When you do find a market, read the rules before you commit. Some charge a small vendor fee, some require you to bring your own table and tent, and some limit what kids can sell, especially with food. A quick email to the organizer answers most of it. And aim to do more than one. The first booth is mostly nerves and learning. The second is where your kid starts to feel like they know what they are doing, and that confidence is the real product you are after.
Key takeaways
Youth markets are surging this summer, with events like the June 13 Bainbridge Kids Marketplace showing the model in action [1]. Help your kid pick their own product, cap the startup budget so the constraint teaches, and walk through pricing so they beat their cost on every sale. Build a booth with a clear sign, a display with height, and a friendly greeting, because presentation often matters more than the product. Set a goal before and debrief after to turn one Saturday into a real business lesson. And if no market exists nearby, make your own with a table and an afternoon.
Frequently asked questions
What age can a kid start a market booth? As young as they can hand over a product and take money, often around six or seven with a parent nearby. Older kids can run the whole booth themselves.

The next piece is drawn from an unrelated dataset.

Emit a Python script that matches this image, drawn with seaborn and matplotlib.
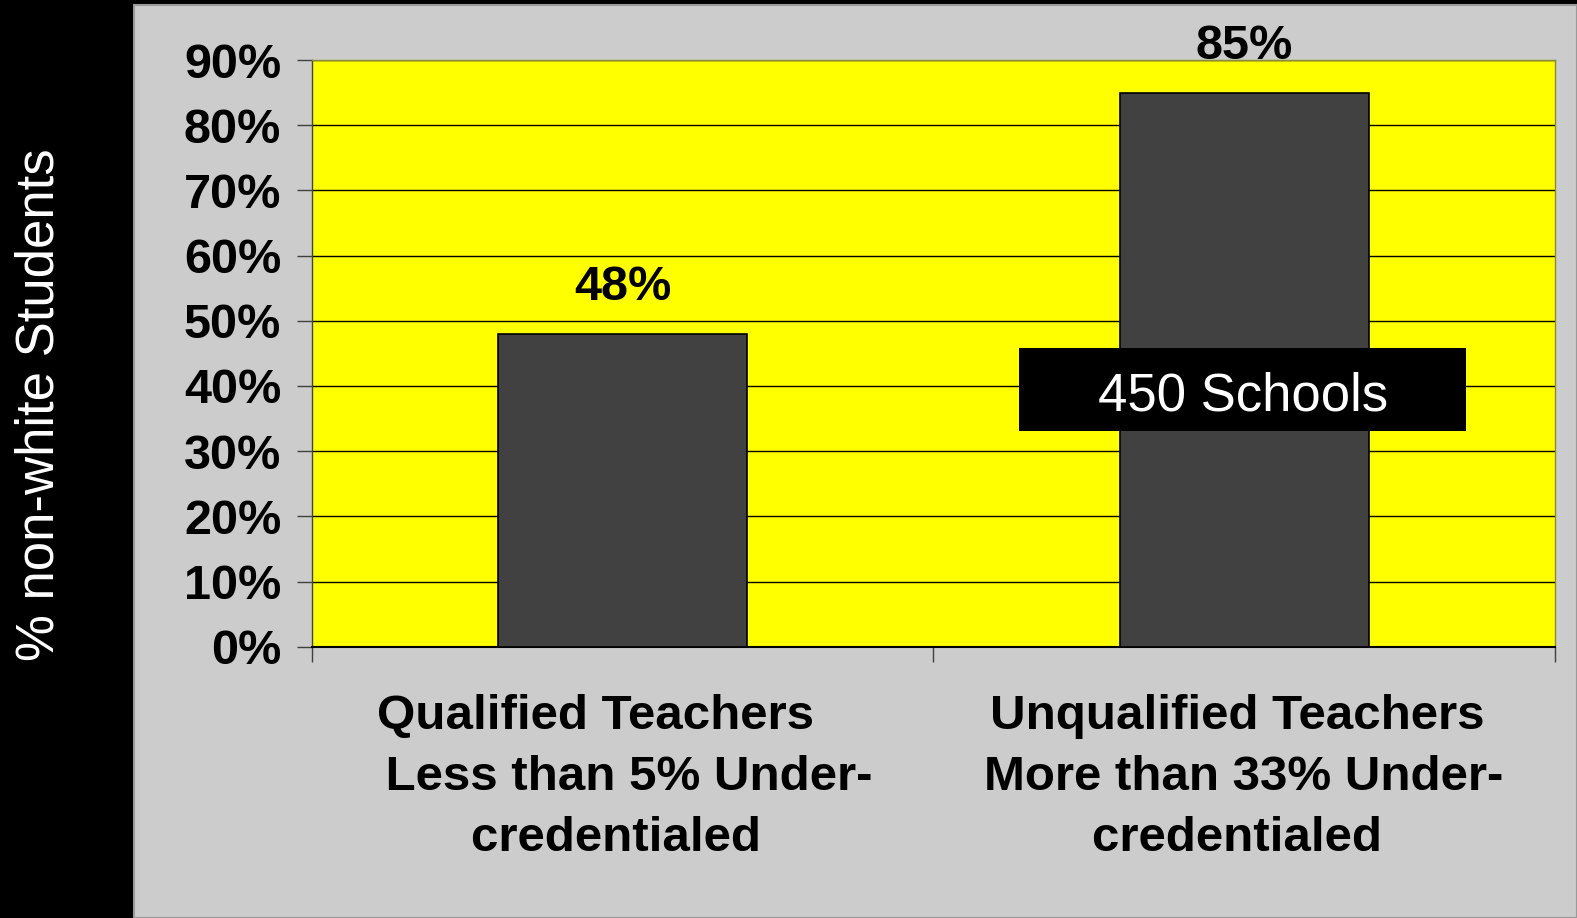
import matplotlib
matplotlib.use("Agg")
import matplotlib.pyplot as plt
from matplotlib.patches import Rectangle
from matplotlib.ticker import FixedLocator, FuncFormatter
import seaborn as sns
import pandas as pd

# ---- data ----
categories = [
    "Qualified Teachers    \n Less than 5% Under-\ncredentialed ",
    "Unqualified Teachers \nMore than 33% Under-\ncredentialed ",
]
values = [48, 85]
value_labels = ["48%", "85%"]
y_ticks = [0, 10, 20, 30, 40, 50, 60, 70, 80, 90]
y_label = "% non-white Students"
note_text = "450 Schools"
note_box = (0.638, 33.1, 1.357, 45.8)   # x0, y0, x1, y1 in data units
note_baseline = 36.3

sns.set_theme(style="white")
plt.rcParams["font.family"] = ["Liberation Sans", "DejaVu Sans"]

W, H = 1577, 918
fig = plt.figure(figsize=(W / 100, H / 100), dpi=100, facecolor="black")

# gray panel
panel = Rectangle((134 / W, 0), 1 - 134 / W, 1 - 5 / H, transform=fig.transFigure,
                  facecolor="#CCCCCC", edgecolor="#9A9A9A", linewidth=1.5, zorder=-10)
fig.patches.append(panel)

ax = fig.add_axes([311.7 / W, 1 - 646.7 / H, (1555 - 311.7) / W, (646.7 - 60) / H])
ax.set_zorder(2)
ax.set_facecolor("#FFFF00")

df = pd.DataFrame({"cat": categories, "val": values})
sns.barplot(data=df, x="cat", y="val", color="#414141", saturation=1, width=0.4,
            edgecolor="black", linewidth=1.2, ax=ax, zorder=3)

ax.set_xlim(-0.5, 1.5)
ax.set_ylim(0, 90)
ax.yaxis.set_major_locator(FixedLocator(y_ticks))
ax.yaxis.set_major_formatter(FuncFormatter(lambda v, p: f"{v:.0f}%"))
ax.grid(axis="y", color="black", linewidth=1.0, zorder=1)
ax.set_axisbelow(True)
ax.set_xlabel("")
ax.set_ylabel("")

ax.tick_params(axis="y", which="major", direction="out", length=11, width=1,
               color="#404040", pad=11, labelsize=35, left=True)
for t in ax.get_yticklabels():
    t.set_fontweight("bold")
    t.set_color("black")

# x: labels at centers (no tick), tick marks at boundaries
ax.set_xticks([-0.5, 0.5, 1.5], minor=True)
ax.tick_params(axis="x", which="minor", direction="out", length=11, width=1,
               color="#404040", bottom=True)
ax.tick_params(axis="x", which="major", length=0, pad=34, labelsize=35.5)
for t in ax.get_xticklabels():
    t.set_fontweight("bold")
    t.set_color("black")
    t.set_linespacing(1.46)
    t.set_multialignment("center")

for s in ["top", "right"]:
    ax.spines[s].set_color("#8A8A3A")
    ax.spines[s].set_linewidth(1)
ax.spines["left"].set_color("#404040")
ax.spines["left"].set_linewidth(1)
ax.spines["bottom"].set_color("black")
ax.spines["bottom"].set_linewidth(1.5)

# value labels
for i, (v, lab) in enumerate(zip(values, value_labels)):
    ax.annotate(lab, xy=(i, v), xytext=(0, 24), textcoords="offset points",
                ha="center", va="baseline", fontsize=35, fontweight="bold",
                color="black", annotation_clip=False, zorder=5)

# note box
x0, y0, x1, y1 = note_box
ax.add_patch(Rectangle((x0, y0), x1 - x0, y1 - y0, facecolor="black",
                       edgecolor="none", zorder=6, clip_on=False))
ax.text((x0 + x1) / 2, note_baseline, note_text, ha="center", va="baseline",
        fontsize=38, color="white", zorder=7)

# y axis title in black strip
fig.text(40 / W, 1 - 405 / H, y_label, rotation=90, ha="center", va="center",
         fontsize=38, color="white")

fig.savefig("out.png", dpi=100, facecolor="black")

What sells best at a kids market? Low-cost, easy-to-grab items: cold drinks, baked goods, friendship bracelets, stickers, keychains, and small art prints [3]. Impulse buys under $5 move fastest.
Do we need a permit? Dedicated kids markets usually handle that for you. For a public market or farmers market, check the organizer’s rules first, since food items sometimes have extra requirements.
How much money can a kid realistically make? It varies, but a tidy booth with a popular product often clears $30 to $100 in an afternoon. The profit lesson matters more than the total.
What if my kid is too shy to talk to customers? Practice at home with a script of one or two sentences. Confidence grows with reps, and a friendly sign does some of the selling for them.